### BRIEF
Reproduce each line of the material exactly, minus any picture.

### DATASET EXTRACT

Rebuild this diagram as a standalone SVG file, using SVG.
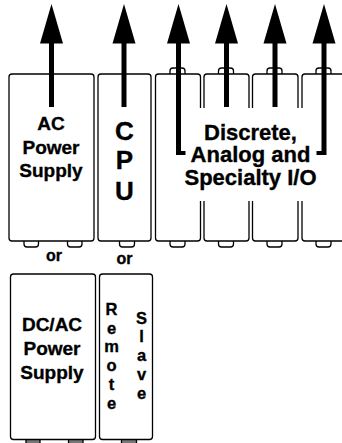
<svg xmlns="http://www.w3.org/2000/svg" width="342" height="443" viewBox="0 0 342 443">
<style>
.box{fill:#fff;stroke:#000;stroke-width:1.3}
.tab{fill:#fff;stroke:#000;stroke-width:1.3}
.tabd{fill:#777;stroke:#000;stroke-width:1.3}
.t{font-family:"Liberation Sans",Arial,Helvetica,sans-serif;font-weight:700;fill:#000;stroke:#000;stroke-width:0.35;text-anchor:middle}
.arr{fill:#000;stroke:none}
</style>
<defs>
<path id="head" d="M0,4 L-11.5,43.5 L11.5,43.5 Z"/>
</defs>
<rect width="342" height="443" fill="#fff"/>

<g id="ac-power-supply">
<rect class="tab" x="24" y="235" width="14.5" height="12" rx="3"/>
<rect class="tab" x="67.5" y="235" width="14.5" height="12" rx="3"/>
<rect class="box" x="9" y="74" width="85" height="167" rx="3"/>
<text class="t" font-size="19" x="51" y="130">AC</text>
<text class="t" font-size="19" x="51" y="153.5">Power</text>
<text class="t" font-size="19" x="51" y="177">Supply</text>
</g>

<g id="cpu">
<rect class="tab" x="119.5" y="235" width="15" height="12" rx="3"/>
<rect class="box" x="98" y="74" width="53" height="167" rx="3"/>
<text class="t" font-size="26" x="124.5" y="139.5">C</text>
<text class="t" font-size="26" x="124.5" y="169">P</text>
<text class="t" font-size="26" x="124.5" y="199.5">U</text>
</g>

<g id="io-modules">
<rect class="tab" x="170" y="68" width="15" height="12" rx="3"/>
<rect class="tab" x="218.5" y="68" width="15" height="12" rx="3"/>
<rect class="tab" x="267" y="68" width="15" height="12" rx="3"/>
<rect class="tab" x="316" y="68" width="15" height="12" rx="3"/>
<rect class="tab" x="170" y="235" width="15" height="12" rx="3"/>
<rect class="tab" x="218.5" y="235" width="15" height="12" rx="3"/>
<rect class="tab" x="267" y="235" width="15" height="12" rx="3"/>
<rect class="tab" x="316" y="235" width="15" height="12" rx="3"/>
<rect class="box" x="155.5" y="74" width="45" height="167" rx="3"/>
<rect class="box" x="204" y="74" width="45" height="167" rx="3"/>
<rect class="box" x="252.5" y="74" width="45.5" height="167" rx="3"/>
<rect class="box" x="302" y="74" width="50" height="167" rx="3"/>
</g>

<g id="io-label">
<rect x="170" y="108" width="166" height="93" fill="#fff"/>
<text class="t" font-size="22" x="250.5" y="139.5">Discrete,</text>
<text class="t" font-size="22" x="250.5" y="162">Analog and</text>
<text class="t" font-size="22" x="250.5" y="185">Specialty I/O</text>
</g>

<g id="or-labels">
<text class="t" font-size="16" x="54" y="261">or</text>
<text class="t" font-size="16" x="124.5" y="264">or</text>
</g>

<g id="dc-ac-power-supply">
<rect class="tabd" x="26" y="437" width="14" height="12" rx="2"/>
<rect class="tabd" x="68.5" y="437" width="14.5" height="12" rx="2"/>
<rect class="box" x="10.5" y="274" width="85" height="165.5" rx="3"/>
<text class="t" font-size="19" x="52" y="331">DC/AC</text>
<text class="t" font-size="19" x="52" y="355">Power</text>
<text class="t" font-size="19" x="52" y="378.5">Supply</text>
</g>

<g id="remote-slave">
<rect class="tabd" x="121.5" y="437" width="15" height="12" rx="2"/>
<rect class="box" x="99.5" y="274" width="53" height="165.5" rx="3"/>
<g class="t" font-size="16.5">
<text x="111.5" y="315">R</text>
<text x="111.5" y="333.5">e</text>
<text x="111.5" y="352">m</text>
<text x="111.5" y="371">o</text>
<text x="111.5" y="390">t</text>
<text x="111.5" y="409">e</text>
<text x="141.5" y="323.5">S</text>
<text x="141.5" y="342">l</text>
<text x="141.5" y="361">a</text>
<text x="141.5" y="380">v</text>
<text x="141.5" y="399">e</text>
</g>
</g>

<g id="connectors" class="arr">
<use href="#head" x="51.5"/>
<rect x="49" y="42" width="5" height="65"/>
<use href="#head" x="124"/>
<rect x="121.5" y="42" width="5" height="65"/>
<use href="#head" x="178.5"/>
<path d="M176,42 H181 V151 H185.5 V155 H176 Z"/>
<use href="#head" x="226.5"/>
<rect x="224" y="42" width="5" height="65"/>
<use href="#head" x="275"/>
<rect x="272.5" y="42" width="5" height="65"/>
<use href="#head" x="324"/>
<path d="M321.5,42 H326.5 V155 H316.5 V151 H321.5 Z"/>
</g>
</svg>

### RESULT
Rebuild this diagram as a standalone SVG file, using SVG.
<svg xmlns="http://www.w3.org/2000/svg" width="342" height="443" viewBox="0 0 342 443">
<style>
.box{fill:#fff;stroke:#000;stroke-width:1.3}
.tab{fill:#fff;stroke:#000;stroke-width:1.3}
.tabd{fill:#777;stroke:#000;stroke-width:1.3}
.t{font-family:"Liberation Sans",Arial,Helvetica,sans-serif;font-weight:700;fill:#000;stroke:#000;stroke-width:0.35;text-anchor:middle}
.arr{fill:#000;stroke:none}
</style>
<defs>
<path id="head" d="M0,4 L-11.5,43.5 L11.5,43.5 Z"/>
</defs>
<rect width="342" height="443" fill="#fff"/>

<g id="ac-power-supply">
<rect class="tab" x="24" y="235" width="14.5" height="12" rx="3"/>
<rect class="tab" x="67.5" y="235" width="14.5" height="12" rx="3"/>
<rect class="box" x="9" y="74" width="85" height="167" rx="3"/>
<text class="t" font-size="19" x="51" y="130">AC</text>
<text class="t" font-size="19" x="51" y="153.5">Power</text>
<text class="t" font-size="19" x="51" y="177">Supply</text>
</g>

<g id="cpu">
<rect class="tab" x="119.5" y="235" width="15" height="12" rx="3"/>
<rect class="box" x="98" y="74" width="53" height="167" rx="3"/>
<text class="t" font-size="26" x="124.5" y="139.5">C</text>
<text class="t" font-size="26" x="124.5" y="169">P</text>
<text class="t" font-size="26" x="124.5" y="199.5">U</text>
</g>

<g id="io-modules">
<rect class="tab" x="170" y="68" width="15" height="12" rx="3"/>
<rect class="tab" x="218.5" y="68" width="15" height="12" rx="3"/>
<rect class="tab" x="267" y="68" width="15" height="12" rx="3"/>
<rect class="tab" x="316" y="68" width="15" height="12" rx="3"/>
<rect class="tab" x="170" y="235" width="15" height="12" rx="3"/>
<rect class="tab" x="218.5" y="235" width="15" height="12" rx="3"/>
<rect class="tab" x="267" y="235" width="15" height="12" rx="3"/>
<rect class="tab" x="316" y="235" width="15" height="12" rx="3"/>
<rect class="box" x="155.5" y="74" width="45" height="167" rx="3"/>
<rect class="box" x="204" y="74" width="45" height="167" rx="3"/>
<rect class="box" x="252.5" y="74" width="45.5" height="167" rx="3"/>
<rect class="box" x="302" y="74" width="50" height="167" rx="3"/>
</g>

<g id="io-label">
<rect x="170" y="108" width="166" height="93" fill="#fff"/>
<text class="t" font-size="22" x="250.5" y="139.5">Discrete,</text>
<text class="t" font-size="22" x="250.5" y="162">Analog and</text>
<text class="t" font-size="22" x="250.5" y="185">Specialty I/O</text>
</g>

<g id="or-labels">
<text class="t" font-size="16" x="54" y="261">or</text>
<text class="t" font-size="16" x="124.5" y="264">or</text>
</g>

<g id="dc-ac-power-supply">
<rect class="tabd" x="26" y="437" width="14" height="12" rx="2"/>
<rect class="tabd" x="68.5" y="437" width="14.5" height="12" rx="2"/>
<rect class="box" x="10.5" y="274" width="85" height="165.5" rx="3"/>
<text class="t" font-size="19" x="52" y="331">DC/AC</text>
<text class="t" font-size="19" x="52" y="355">Power</text>
<text class="t" font-size="19" x="52" y="378.5">Supply</text>
</g>

<g id="remote-slave">
<rect class="tabd" x="121.5" y="437" width="15" height="12" rx="2"/>
<rect class="box" x="99.5" y="274" width="53" height="165.5" rx="3"/>
<g class="t" font-size="16.5">
<text x="111.5" y="315">R</text>
<text x="111.5" y="333.5">e</text>
<text x="111.5" y="352">m</text>
<text x="111.5" y="371">o</text>
<text x="111.5" y="390">t</text>
<text x="111.5" y="409">e</text>
<text x="141.5" y="323.5">S</text>
<text x="141.5" y="342">l</text>
<text x="141.5" y="361">a</text>
<text x="141.5" y="380">v</text>
<text x="141.5" y="399">e</text>
</g>
</g>

<g id="connectors" class="arr">
<use href="#head" x="51.5"/>
<rect x="49" y="42" width="5" height="65"/>
<use href="#head" x="124"/>
<rect x="121.5" y="42" width="5" height="65"/>
<use href="#head" x="178.5"/>
<path d="M176,42 H181 V151 H185.5 V155 H176 Z"/>
<use href="#head" x="226.5"/>
<rect x="224" y="42" width="5" height="65"/>
<use href="#head" x="275"/>
<rect x="272.5" y="42" width="5" height="65"/>
<use href="#head" x="324"/>
<path d="M321.5,42 H326.5 V155 H316.5 V151 H321.5 Z"/>
</g>
</svg>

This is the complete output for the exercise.